The worst performer on this measure was First Hull Trains as around 75% of its trains arrived on time over the year. The best performer was c2c Rail—which runs services through Essex—with 95% of its trains arriving on time.
Another measure looks at whether a train arrives at its destination within 59 seconds of the scheduled time. This is know as ‘right-time performance’. Looked at this way around 62% of trains were on time in the year to 26 May 2018.
Neither measure will necessarily reflect your own experience of the railways—if you get off before a train reaches its final destination, for example, this leg isn’t picked up directly in these figures. There may also be variations depending on whether you travel at peak and off-peak times.
The worst performer using this measure was again First Hull Trains, only 22% of it’s trains arrived on time.

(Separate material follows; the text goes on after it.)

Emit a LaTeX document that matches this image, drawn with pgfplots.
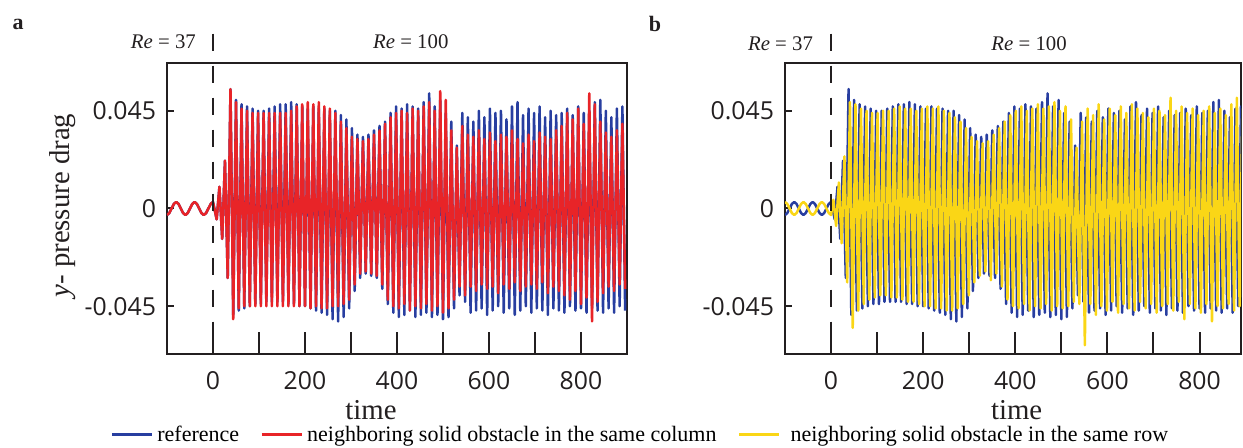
\documentclass[border=0pt]{standalone}
\usepackage{fontspec}
\setmainfont{Liberation Serif}
\newfontfamily\tickfont{Open Sans}
\usepackage{pgfplots}
\usepackage{pgfplotstable}
\pgfplotsset{compat=1.18}
\definecolor{cblue}{RGB}{40,62,160}
\definecolor{cred}{RGB}{232,36,40}
\definecolor{cyel}{RGB}{250,214,22}
\definecolor{axc}{RGB}{35,31,32}

\pgfplotstableread{
t y
-100 -0.003
-95 -0.0021
-90 0
-85 0.0021
-80 0.003
-75 0.0021
-70 0
-65 -0.0021
-60 -0.003
-55 -0.0021
-50 0
-45 0.0021
-40 0.003
-35 0.0021
-30 0
-25 -0.0021
-20 -0.003
-15 -0.0021
-10 0
-5 0.0021
0 0.003
8 -0.005
14 0.010
20 -0.014
26 0.022
32 -0.032
38 0.055
44 -0.049
50 0.050
56 -0.047
62 0.048
68 -0.046
74 0.047
80 -0.045
86 0.046
92 -0.044
98 0.045
104 -0.044
110 0.045
116 -0.043
122 0.046
128 -0.043
134 0.047
140 -0.043
146 0.048
152 -0.043
158 0.048
164 -0.044
170 0.049
176 -0.044
182 0.048
188 -0.045
194 0.047
200 -0.045
206 0.046
212 -0.046
218 0.047
224 -0.047
230 0.046
236 -0.048
242 0.046
248 -0.049
254 0.045
260 -0.051
266 0.045
272 -0.052
278 0.043
284 -0.050
290 0.041
296 -0.046
302 0.037
308 -0.038
314 0.034
320 -0.032
326 0.033
332 -0.030
338 0.034
344 -0.031
350 0.036
356 -0.032
362 0.038
368 -0.037
374 0.040
380 -0.044
386 0.044
392 -0.048
398 0.047
404 -0.050
410 0.046
416 -0.049
422 0.048
428 -0.047
434 0.047
440 -0.050
446 0.046
452 -0.049
458 0.049
464 -0.048
470 0.053
476 -0.050
482 0.047
488 -0.049
494 0.050
500 -0.051
506 0.044
512 -0.050
518 0.040
524 -0.046
530 0.029
536 -0.040
542 0.044
548 -0.043
554 0.042
560 -0.048
566 0.040
572 -0.047
578 0.045
584 -0.046
590 0.042
596 -0.049
602 0.046
608 -0.047
614 0.044
620 -0.045
626 0.045
632 -0.048
638 0.041
644 -0.046
650 0.047
656 -0.049
662 0.049
668 -0.047
674 0.043
680 -0.045
686 0.046
692 -0.048
698 0.044
704 -0.046
710 0.047
716 -0.047
722 0.042
728 -0.049
734 0.045
740 -0.046
746 0.043
752 -0.047
758 0.044
764 -0.048
770 0.046
776 -0.045
782 0.043
788 -0.047
794 0.047
800 -0.046
806 0.044
812 -0.048
818 0.045
824 -0.046
830 0.049
836 -0.047
842 0.050
848 -0.048
854 0.045
860 -0.046
866 0.042
872 -0.048
878 0.046
884 -0.045
890 0.047
896 -0.047
}\tblblue

\pgfplotstableread{
t y
-100 -0.003
-95 -0.0021
-90 0
-85 0.0021
-80 0.003
-75 0.0021
-70 0
-65 -0.0021
-60 -0.003
-55 -0.0021
-50 0
-45 0.0021
-40 0.003
-35 0.0021
-30 0
-25 -0.0021
-20 -0.003
-15 -0.0021
-10 0
-5 0.0021
0 0.003
8 -0.005
14 0.010
20 -0.014
26 0.022
32 -0.032
38 0.055
44 -0.051
50 0.049
56 -0.046
62 0.046
68 -0.045
74 0.045
80 -0.045
86 0.044
92 -0.045
98 0.044
104 -0.045
110 0.044
116 -0.045
122 0.044
128 -0.045
134 0.044
140 -0.045
146 0.044
152 -0.045
158 0.044
164 -0.045
170 0.045
176 -0.045
182 0.047
188 -0.045
194 0.048
200 -0.045
206 0.049
212 -0.046
218 0.048
224 -0.045
230 0.049
236 -0.046
242 0.047
248 -0.046
254 0.046
260 -0.045
266 0.044
272 -0.045
278 0.040
284 -0.044
290 0.037
296 -0.042
302 0.033
308 -0.035
314 0.032
320 -0.030
326 0.031
332 -0.029
338 0.032
344 -0.030
350 0.034
356 -0.031
362 0.036
368 -0.035
374 0.039
380 -0.042
386 0.042
392 -0.045
398 0.044
404 -0.046
410 0.045
416 -0.044
422 0.044
428 -0.047
434 0.046
440 -0.045
446 0.045
452 -0.046
458 0.047
464 -0.044
470 0.049
476 -0.047
482 0.045
488 -0.045
494 0.054
500 -0.048
506 0.050
512 -0.046
518 0.036
524 -0.042
530 0.028
536 -0.036
542 0.038
548 -0.040
554 0.034
560 -0.036
566 0.033
572 -0.038
578 0.036
584 -0.035
590 0.032
596 -0.037
602 0.035
608 -0.036
614 0.031
620 -0.039
626 0.034
632 -0.035
638 0.033
644 -0.037
650 0.036
656 -0.034
662 0.032
668 -0.038
674 0.030
680 -0.036
686 0.034
692 -0.035
698 0.031
704 -0.037
710 0.035
716 -0.034
722 0.033
728 -0.039
734 0.032
740 -0.036
746 0.036
752 -0.038
758 0.038
764 -0.040
770 0.044
776 -0.042
782 0.041
788 -0.038
794 0.046
800 -0.044
806 0.039
812 -0.041
818 0.053
824 -0.052
830 0.048
836 -0.043
842 0.040
848 -0.039
854 0.035
860 -0.036
866 0.033
872 -0.038
878 0.036
884 -0.035
890 0.039
896 -0.037
}\tblred

\pgfplotstableread{
t y
-100 0.003
-95 0.0021
-90 0
-85 -0.0021
-80 -0.003
-75 -0.0021
-70 0
-65 0.0021
-60 0.003
-55 0.0021
-50 0
-45 -0.0021
-40 -0.003
-35 -0.0021
-30 0
-25 0.0021
-20 0.003
-15 0.0021
-10 0
-5 -0.0021
0 -0.003
5 0.004
11 -0.008
17 0.012
23 -0.016
29 0.024
35 -0.034
41 0.049
47 -0.055
53 0.048
59 -0.047
65 0.046
71 -0.044
77 0.045
83 -0.042
89 0.044
95 -0.041
101 0.044
107 -0.040
113 0.045
119 -0.040
125 0.045
131 -0.041
137 0.046
143 -0.041
149 0.047
155 -0.042
161 0.046
167 -0.043
173 0.046
179 -0.043
185 0.045
191 -0.044
197 0.046
203 -0.045
209 0.047
215 -0.045
221 0.046
227 -0.046
233 0.047
239 -0.046
245 0.045
251 -0.047
257 0.044
263 -0.047
269 0.042
275 -0.046
281 0.040
287 -0.044
293 0.037
299 -0.040
305 0.033
311 -0.034
317 0.031
323 -0.031
329 0.030
335 -0.029
341 0.031
347 -0.033
353 0.034
359 -0.030
365 0.037
371 -0.036
377 0.040
383 -0.042
389 0.043
395 -0.045
401 0.045
407 -0.046
413 0.047
419 -0.044
425 0.045
431 -0.047
437 0.046
443 -0.045
449 0.048
455 -0.046
461 0.046
467 -0.044
473 0.047
479 -0.047
485 0.049
491 -0.045
497 0.045
503 -0.046
509 0.047
515 -0.045
521 0.041
527 -0.043
533 0.028
539 -0.044
545 0.040
551 -0.063
557 0.046
563 -0.044
569 0.043
575 -0.049
581 0.048
587 -0.045
593 0.041
599 -0.047
605 0.046
611 -0.043
617 0.043
623 -0.048
629 0.047
635 -0.044
641 0.044
647 -0.046
653 0.048
659 -0.047
665 0.046
671 -0.043
677 0.044
683 -0.046
689 0.042
695 -0.044
701 0.046
707 -0.048
713 0.045
719 -0.045
725 0.043
731 -0.044
737 0.051
743 -0.047
749 0.045
755 -0.043
761 0.047
767 -0.051
773 0.044
779 -0.044
785 0.046
791 -0.046
797 0.043
803 -0.048
809 0.045
815 -0.044
821 0.047
827 -0.052
833 0.044
839 -0.045
845 0.046
851 -0.046
857 0.043
863 -0.044
869 0.048
875 -0.047
881 0.051
887 -0.045
893 0.046
899 -0.046
}\tblyel

\pgfplotsset{
  panel/.style={
    scale only axis, height=145.5pt,
    ymin=-0.067, ymax=0.067, xmin=-100,
    scaled y ticks=false, scaled x ticks=false,
    clip mode=individual,
    axis line style={line width=1.2pt, axc},
    tick align=inside, tick pos=left,
    xtick={0,100,...,800}, xticklabels={0,,200,,400,,600,,800},
    ytick={-0.045,0,0.045}, yticklabels={-0.045,0,0.045},
    xtick style={/pgfplots/major tick length=11pt, line width=1pt, axc},
    ytick style={/pgfplots/major tick length=3.5pt, line width=1pt, axc},
    ticklabel style={font=\tickfont\fontsize{12.4}{14}\selectfont, text=axc},
    xticklabel style={yshift=-5pt},
    yticklabel style={xshift=-2pt},
    label style={font=\fontsize{14.4}{16}\selectfont, text=axc},
  },
  series/.style={line width=1.25pt, line join=round, mark=none, forget plot},
}

\begin{document}
\begin{tikzpicture}[x=1pt,y=1pt]
\begin{axis}[panel, at={(83.5pt,47pt)}, anchor=south west, width=230pt, xmax=900,
  ylabel={\textit{y}- pressure drag},
  ylabel style={at={(axis description cs:-0.226,0.51)}, anchor=center},
  xlabel={time},
  xlabel style={at={(axis description cs:0.4435,-0.192)}, anchor=center},
  legend style={at={(axis description cs:-0.137,-0.278)}, anchor=west, draw=none, fill=none,
    legend columns=3, font=\fontsize{11}{13}\selectfont,
    /tikz/every even column/.append style={column sep=8.5pt}},
  legend image code/.code={\draw[#1, line width=1.5pt] (0pt,0pt) -- (20pt,0pt);},
]
\addplot[cblue, series] table {\tblblue};
\addplot[cred, series] table {\tblred};
\addlegendimage{cblue}\addlegendentry{reference}
\addlegendimage{cred}\addlegendentry{neighboring solid obstacle in the same column}
\addlegendimage{cyel}\addlegendentry{\hspace{3pt}neighboring solid obstacle in the same row}
\draw[axc, line width=1.25pt, dash pattern=on 8.5pt off 7.5pt] (axis cs:0,0.0805) -- (axis cs:0,-0.067);
\node[anchor=east, font=\fontsize{10.4}{12}\selectfont, text=axc] at (axis cs:-22,0.0769) {\textit{Re} = 37};
\node[font=\fontsize{10.4}{12}\selectfont, text=axc] at (axis cs:430,0.0769) {\textit{Re} = 100};
\end{axis}

\begin{axis}[panel, at={(392.5pt,47pt)}, anchor=south west, width=228pt, xmax=890,
  xlabel={time},
  xlabel style={at={(axis description cs:0.508,-0.192)}, anchor=center},
]
\addplot[cblue, series] table {\tblblue};
\addplot[cyel, series] table {\tblyel};
\draw[axc, line width=1.25pt, dash pattern=on 8.5pt off 7.5pt] (axis cs:0,0.0805) -- (axis cs:0,-0.067);
\node[anchor=east, font=\fontsize{10.4}{12}\selectfont, text=axc] at (axis cs:-24,0.0759) {\textit{Re} = 37};
\node[font=\fontsize{10.4}{12}\selectfont, text=axc] at (axis cs:430,0.0759) {\textit{Re} = 100};
\end{axis}

\node[font=\bfseries\fontsize{11}{13}\selectfont, text=axc] at (9pt,212pt) {a};
\node[font=\bfseries\fontsize{11}{13}\selectfont, text=axc] at (327.5pt,212pt) {b};
\pgfresetboundingbox
\useasboundingbox (0,0) rectangle (621.5,224);
\end{tikzpicture}
\end{document}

The best performer was Arriva Trains Wales, with 83% of trains on time.
One other measure has shown a similar trend: over the last five years the proportion of trains that have been cancelled or ‘significantly late’ (usually when a service arrives over 30 minutes late) has generally been increasing, although this has fallen in the last year. In the year to May 2018 around 4% of trains in England and Wales were cancelled or significantly late.
The average ticket price in Britain increased by over 20%, once you factor in inflation, between 1995 and 2018.
The price of first class tickets has increased the most (55%), followed by unregulated standard class tickets (28%) and regulated standard class tickets (5%).
Regulated standard class ticket fares can only increase by a certain amount each year (in 2018 it was 3.6%). This includes tickets like saver returns, standard returns and weekly season tickets as well as certain commuter fares in and around the London area.
In the short-term rail fares have fallen by 1% on average over the last year, once you factor in inflation.
Of course these figures will vary by train operator and across the country, so won’t reflect the experience of all passengers.